August 23, 2012
Press Release
Agenda feminist journal celebrates its 25th year in Women’s Month in August 2012 and is launching issue No 90 “Gender, sexuality and commodity culture” guest edited by Desiree Lewis and Mary Hames at an event on Tuesday August 28, 2012 that will be hosted by the African Gender Institute (University of Cape Town) at 6pm.
This issue of Agenda provides an important opportunity to seek new theoretical directions and possibilities for thinking about gender, sexuality and commodity culture in post-apartheid South Africa.
Within the rubric of gender, sexuality and capitalism, contributions fall into the broad categories of the media, photography and the internet, body politics, commodification of women’s political office, identity formation and masculinity in the context of clothing, alcohol and sport, and sexuality and identities.
Contributors to the issue include established scholars with long histories of research and writing (Carole Boyce Davies, Kopano Ratele, Jeanne Prinsloo), and relatively new entrants to publishing in the field of anthropology (Sakhumzi Mfecane, Kharnita Mohamed) gender studies (Clare Craighead) and electronic media (Tanya Bosch) and newer writers (Nicolette Ferreira, Michelle Mordaunt-Bexiga, Sivuyisiwe Ntombi Wonci). The voice of feminist activism is also in the foreground (Crystal Orderson, Mary Hames, Stefanie Roehrs). Also complimenting the scholarly contributions are film and book reviews (Nadia Sanger, Desiree Lewis). Finally the artistic work of the photographer Ingrid Masondo contributes an important visual dimension to the understandings and feminist debates in the issue and we have featured one of her images on the cover.
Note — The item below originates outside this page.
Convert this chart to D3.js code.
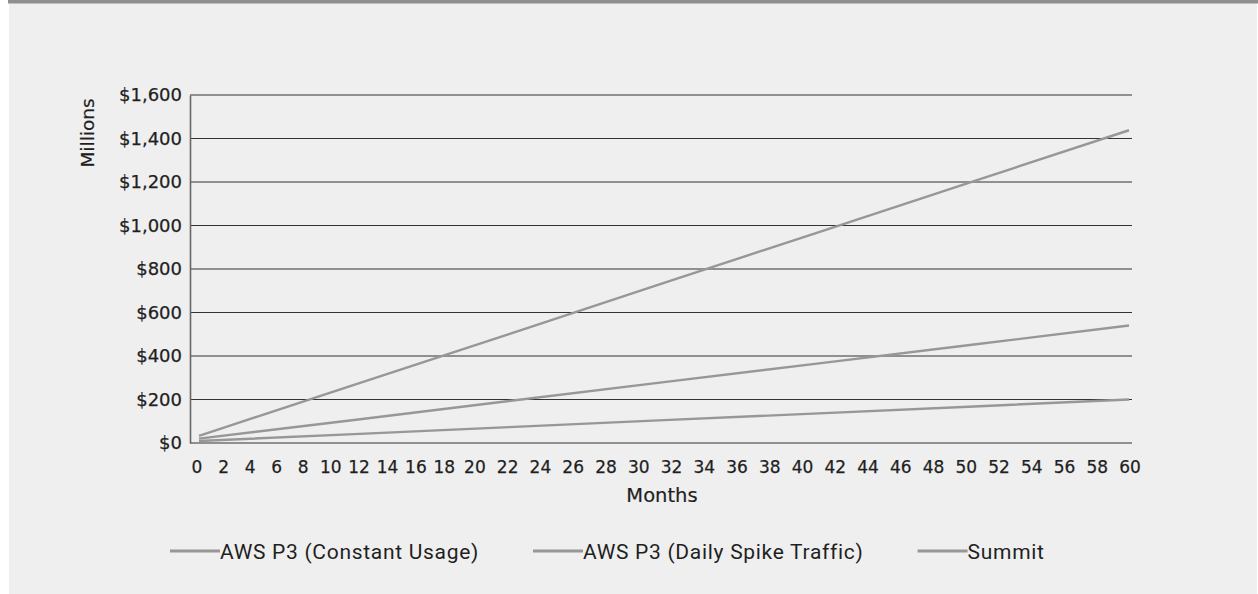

Guest editors Desiree Lewis and Mary Hames write in the issue:
The wave of feminist critiques of patriarchal capitalism has been and continues to be important in explaining the reproduction of patriarchal values, images and desires through commodity capitalism both in South Africa and elsewhere. However, more recent attention to gender, sexuality and commodity capitalism has focused on complex forms of power, resistance and subversion. Central to this shift is the theoretical work of scholars who deepen attention to the social construction of gender with their emphasis on dominant discourses and languages in shaping subjectivity, gender and sexuality. Within such work, the feminist theorist Judith Butler’s emphasis on performance (1993; 2004) has been especially important. It clearly signals that the focus of critical analytical work on gender and sexuality should be, not so much the ‘real’ bodies and identities of women and men, but the discursive and performative ways in which bodies and identities are enacted within a matrix of social institutions, relations and discourses.
As submissions to this issue demonstrate, performance and performativity have therefore been key to recent exploration of sexuality and gender under “millennial capitalism”. New interdisciplinary research from scholars in psychology, literary and cultural studies and anthropology as well as the artistic and creative work of photographers such as Ingrid Masondo, explore context-specific ways in which subjects navigate a bewildering array of commodity items, meanings and processes in order to perform, among other identifications, gender, race and class in ways that are either recognisable to others or that subvert what has been socially sanctioned. This emphasis, then, has led writers to deal not only with the subordination of social subjects within dominant discourses and practices of gender and sexuality, but also with how they intricately unsettle, subvert and confound dominant performances and meanings. The wealth and range of this theoretical preoccupation is well demonstrated in contributions to this issue.